Work to complete: All of the lines below are to be transcribed faithfully, with pictures excluded from the copy.

Provided material:
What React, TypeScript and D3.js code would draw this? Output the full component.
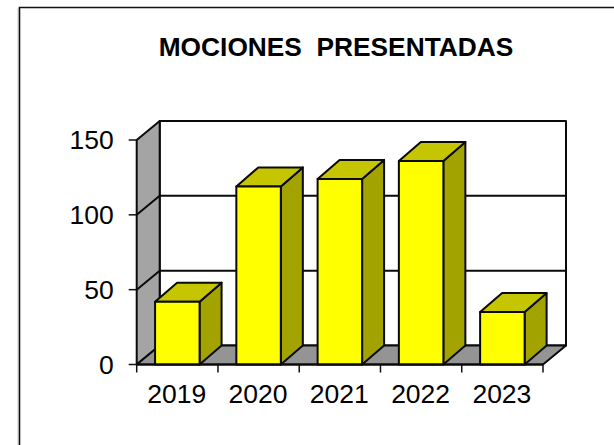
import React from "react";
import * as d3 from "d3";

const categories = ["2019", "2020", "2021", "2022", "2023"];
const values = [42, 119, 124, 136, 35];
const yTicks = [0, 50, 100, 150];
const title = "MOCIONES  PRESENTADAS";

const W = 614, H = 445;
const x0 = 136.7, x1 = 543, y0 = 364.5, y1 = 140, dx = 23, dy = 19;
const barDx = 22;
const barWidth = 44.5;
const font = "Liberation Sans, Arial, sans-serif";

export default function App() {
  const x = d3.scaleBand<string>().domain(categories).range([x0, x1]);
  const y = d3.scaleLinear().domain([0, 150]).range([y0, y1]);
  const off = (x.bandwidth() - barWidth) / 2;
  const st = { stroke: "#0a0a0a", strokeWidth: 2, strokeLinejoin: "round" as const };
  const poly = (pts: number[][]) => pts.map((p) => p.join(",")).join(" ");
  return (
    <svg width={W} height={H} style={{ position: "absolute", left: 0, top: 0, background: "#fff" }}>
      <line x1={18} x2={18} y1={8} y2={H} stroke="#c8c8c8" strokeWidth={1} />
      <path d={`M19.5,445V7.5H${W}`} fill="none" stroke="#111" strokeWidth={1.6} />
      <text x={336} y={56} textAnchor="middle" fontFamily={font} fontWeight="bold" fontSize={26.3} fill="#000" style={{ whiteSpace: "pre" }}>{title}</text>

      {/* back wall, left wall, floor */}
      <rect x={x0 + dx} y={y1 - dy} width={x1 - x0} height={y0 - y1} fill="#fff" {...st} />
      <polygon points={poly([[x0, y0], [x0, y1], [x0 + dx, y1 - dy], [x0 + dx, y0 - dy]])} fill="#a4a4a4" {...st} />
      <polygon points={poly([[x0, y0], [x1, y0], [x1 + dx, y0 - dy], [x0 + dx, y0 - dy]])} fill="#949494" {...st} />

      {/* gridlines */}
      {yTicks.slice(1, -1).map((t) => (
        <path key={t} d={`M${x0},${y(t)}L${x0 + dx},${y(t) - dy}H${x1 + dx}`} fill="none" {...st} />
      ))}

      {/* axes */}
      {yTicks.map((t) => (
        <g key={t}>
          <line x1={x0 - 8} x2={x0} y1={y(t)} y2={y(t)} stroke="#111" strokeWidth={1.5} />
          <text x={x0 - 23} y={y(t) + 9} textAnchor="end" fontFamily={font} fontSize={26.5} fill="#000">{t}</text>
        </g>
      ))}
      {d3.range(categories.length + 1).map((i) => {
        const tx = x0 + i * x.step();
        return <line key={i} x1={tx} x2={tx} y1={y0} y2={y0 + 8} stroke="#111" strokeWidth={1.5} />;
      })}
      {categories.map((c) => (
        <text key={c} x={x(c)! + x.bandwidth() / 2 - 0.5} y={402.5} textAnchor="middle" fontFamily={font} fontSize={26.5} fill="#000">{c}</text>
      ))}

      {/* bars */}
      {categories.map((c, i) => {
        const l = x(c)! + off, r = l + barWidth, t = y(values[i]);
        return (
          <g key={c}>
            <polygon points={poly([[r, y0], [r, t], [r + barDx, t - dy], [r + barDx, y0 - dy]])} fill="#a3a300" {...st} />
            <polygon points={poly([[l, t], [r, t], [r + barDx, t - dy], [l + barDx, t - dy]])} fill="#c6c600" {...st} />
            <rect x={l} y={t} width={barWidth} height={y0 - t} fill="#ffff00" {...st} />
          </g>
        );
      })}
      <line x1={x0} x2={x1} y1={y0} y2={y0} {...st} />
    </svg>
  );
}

Complete output:
What React, TypeScript and D3.js code would draw this? Output the full component.
import React from "react";
import * as d3 from "d3";

const categories = ["2019", "2020", "2021", "2022", "2023"];
const values = [42, 119, 124, 136, 35];
const yTicks = [0, 50, 100, 150];
const title = "MOCIONES  PRESENTADAS";

const W = 614, H = 445;
const x0 = 136.7, x1 = 543, y0 = 364.5, y1 = 140, dx = 23, dy = 19;
const barDx = 22;
const barWidth = 44.5;
const font = "Liberation Sans, Arial, sans-serif";

export default function App() {
  const x = d3.scaleBand<string>().domain(categories).range([x0, x1]);
  const y = d3.scaleLinear().domain([0, 150]).range([y0, y1]);
  const off = (x.bandwidth() - barWidth) / 2;
  const st = { stroke: "#0a0a0a", strokeWidth: 2, strokeLinejoin: "round" as const };
  const poly = (pts: number[][]) => pts.map((p) => p.join(",")).join(" ");
  return (
    <svg width={W} height={H} style={{ position: "absolute", left: 0, top: 0, background: "#fff" }}>
      <line x1={18} x2={18} y1={8} y2={H} stroke="#c8c8c8" strokeWidth={1} />
      <path d={`M19.5,445V7.5H${W}`} fill="none" stroke="#111" strokeWidth={1.6} />
      <text x={336} y={56} textAnchor="middle" fontFamily={font} fontWeight="bold" fontSize={26.3} fill="#000" style={{ whiteSpace: "pre" }}>{title}</text>

      {/* back wall, left wall, floor */}
      <rect x={x0 + dx} y={y1 - dy} width={x1 - x0} height={y0 - y1} fill="#fff" {...st} />
      <polygon points={poly([[x0, y0], [x0, y1], [x0 + dx, y1 - dy], [x0 + dx, y0 - dy]])} fill="#a4a4a4" {...st} />
      <polygon points={poly([[x0, y0], [x1, y0], [x1 + dx, y0 - dy], [x0 + dx, y0 - dy]])} fill="#949494" {...st} />

      {/* gridlines */}
      {yTicks.slice(1, -1).map((t) => (
        <path key={t} d={`M${x0},${y(t)}L${x0 + dx},${y(t) - dy}H${x1 + dx}`} fill="none" {...st} />
      ))}

      {/* axes */}
      {yTicks.map((t) => (
        <g key={t}>
          <line x1={x0 - 8} x2={x0} y1={y(t)} y2={y(t)} stroke="#111" strokeWidth={1.5} />
          <text x={x0 - 23} y={y(t) + 9} textAnchor="end" fontFamily={font} fontSize={26.5} fill="#000">{t}</text>
        </g>
      ))}
      {d3.range(categories.length + 1).map((i) => {
        const tx = x0 + i * x.step();
        return <line key={i} x1={tx} x2={tx} y1={y0} y2={y0 + 8} stroke="#111" strokeWidth={1.5} />;
      })}
      {categories.map((c) => (
        <text key={c} x={x(c)! + x.bandwidth() / 2 - 0.5} y={402.5} textAnchor="middle" fontFamily={font} fontSize={26.5} fill="#000">{c}</text>
      ))}

      {/* bars */}
      {categories.map((c, i) => {
        const l = x(c)! + off, r = l + barWidth, t = y(values[i]);
        return (
          <g key={c}>
            <polygon points={poly([[r, y0], [r, t], [r + barDx, t - dy], [r + barDx, y0 - dy]])} fill="#a3a300" {...st} />
            <polygon points={poly([[l, t], [r, t], [r + barDx, t - dy], [l + barDx, t - dy]])} fill="#c6c600" {...st} />
            <rect x={l} y={t} width={barWidth} height={y0 - t} fill="#ffff00" {...st} />
          </g>
        );
      })}
      <line x1={x0} x2={x1} y1={y0} y2={y0} {...st} />
    </svg>
  );
}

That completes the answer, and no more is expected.